C: This is a house that says, come as you are. It’s a vibrancy that was originally — in this country —dominated by skinhead culture, by a punk scene, connected to the far right. But now the queer community has adopted this and re-appropriated it to make it a safe space for everyone and anyone and that’s what this film is about.

G: Incredible. Thank God we have these people coming up into our industry to shake things up. And how amazing that they had you as a mentor. You have evolved perspectives and pushed the industry to be what it is currently, how perfect to have you.

C: I’m trash with compliments.

G: Ah, Libra.

C: Yeah, you know!

G: I get it girl.

C: If you get it don’t do it to me!

G: But you need to hear it!

C: My hopeful side tends to think we’re going three steps forward, two steps back, three steps forward, two steps back. It may go one way or another, or maybe some things... [laughs at herself and retracts] I don’t believe what I’m saying.

G: Michaela girl! I’m looking at you like... okay?

C: I just failed in my mission. I don’t really think ahead, it’s too devastating. And that’s why I don’t work in politics, because you need to think ahead and I’m not that person. The change and the breaking down of the systems that make us feel safe happens so slowly, that it’s imperceptible and we don’t realise, but if you jumped 10 years from now I think it would be quite scary.
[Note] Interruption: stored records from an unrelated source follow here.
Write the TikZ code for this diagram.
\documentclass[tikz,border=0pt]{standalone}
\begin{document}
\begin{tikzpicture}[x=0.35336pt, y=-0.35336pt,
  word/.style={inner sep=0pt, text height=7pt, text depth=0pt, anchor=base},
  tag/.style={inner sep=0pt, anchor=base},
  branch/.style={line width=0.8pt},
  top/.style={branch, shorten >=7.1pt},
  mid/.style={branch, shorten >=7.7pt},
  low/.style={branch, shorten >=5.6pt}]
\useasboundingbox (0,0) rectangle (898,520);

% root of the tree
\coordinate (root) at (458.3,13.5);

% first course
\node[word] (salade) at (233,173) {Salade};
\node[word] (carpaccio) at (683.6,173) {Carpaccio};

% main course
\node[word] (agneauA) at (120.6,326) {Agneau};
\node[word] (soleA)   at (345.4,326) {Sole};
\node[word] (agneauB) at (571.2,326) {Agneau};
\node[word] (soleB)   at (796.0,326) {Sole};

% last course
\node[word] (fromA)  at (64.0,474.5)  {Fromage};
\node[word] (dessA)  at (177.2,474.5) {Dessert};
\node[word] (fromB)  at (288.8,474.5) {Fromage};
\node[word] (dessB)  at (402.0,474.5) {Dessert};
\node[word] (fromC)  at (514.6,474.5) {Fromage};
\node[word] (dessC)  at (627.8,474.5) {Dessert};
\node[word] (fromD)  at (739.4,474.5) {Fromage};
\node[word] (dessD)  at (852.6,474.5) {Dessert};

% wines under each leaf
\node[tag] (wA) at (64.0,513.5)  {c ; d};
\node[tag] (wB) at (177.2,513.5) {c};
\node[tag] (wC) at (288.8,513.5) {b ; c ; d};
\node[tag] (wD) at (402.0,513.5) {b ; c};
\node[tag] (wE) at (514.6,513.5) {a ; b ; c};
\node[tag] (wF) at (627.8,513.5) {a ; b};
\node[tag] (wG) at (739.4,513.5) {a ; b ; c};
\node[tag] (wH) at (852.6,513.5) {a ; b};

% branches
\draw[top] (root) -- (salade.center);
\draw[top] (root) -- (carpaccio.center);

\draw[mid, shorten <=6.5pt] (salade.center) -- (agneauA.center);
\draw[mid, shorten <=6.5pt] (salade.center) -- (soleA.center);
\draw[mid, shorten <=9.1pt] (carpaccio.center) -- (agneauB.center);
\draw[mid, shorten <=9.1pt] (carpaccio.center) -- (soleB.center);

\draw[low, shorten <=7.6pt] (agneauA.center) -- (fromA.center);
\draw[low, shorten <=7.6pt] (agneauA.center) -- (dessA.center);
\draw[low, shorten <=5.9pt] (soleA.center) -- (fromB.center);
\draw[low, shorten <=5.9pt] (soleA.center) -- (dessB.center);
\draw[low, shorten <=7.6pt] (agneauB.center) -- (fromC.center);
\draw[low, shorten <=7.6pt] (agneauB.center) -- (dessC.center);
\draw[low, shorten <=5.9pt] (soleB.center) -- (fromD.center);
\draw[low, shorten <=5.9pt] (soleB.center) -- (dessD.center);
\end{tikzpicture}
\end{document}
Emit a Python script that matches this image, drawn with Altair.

G: I think if you went back to 10 years ago and looked to now, what some of these politicians are saying, the speeches that politicians are saying, you’d think this was dystopian, this is the beginnings of something really bad. Groups are being openly targeted here on a public stage by our politicians. I dread so much what society is going to look like in 10 years time. I have hope in Gen Z, I have real hope in Gen Z. It’s interesting what you were saying about mosh culture and the queer community having reappropriated that. Because I feel like you can see that in fashion, too. I hope that Gen Z saves us.

C: I like that thought that you’re having. That actually if there was more diversity in politics, maybe we’d have more brains and decisions would be different. Like in tech, which is f***ed because everyone in tech is like a white male in their 20s, 30s. It makes sense. And then you look at the demographic of our political system and it doesn’t really represent this film-making challenge, for example. Where are they? They’re not there.

G: If we had a podcast I reckon we’d have deep chats.

C: They’d be deep and then I’d need a breather and we’d have to like, talk about sex.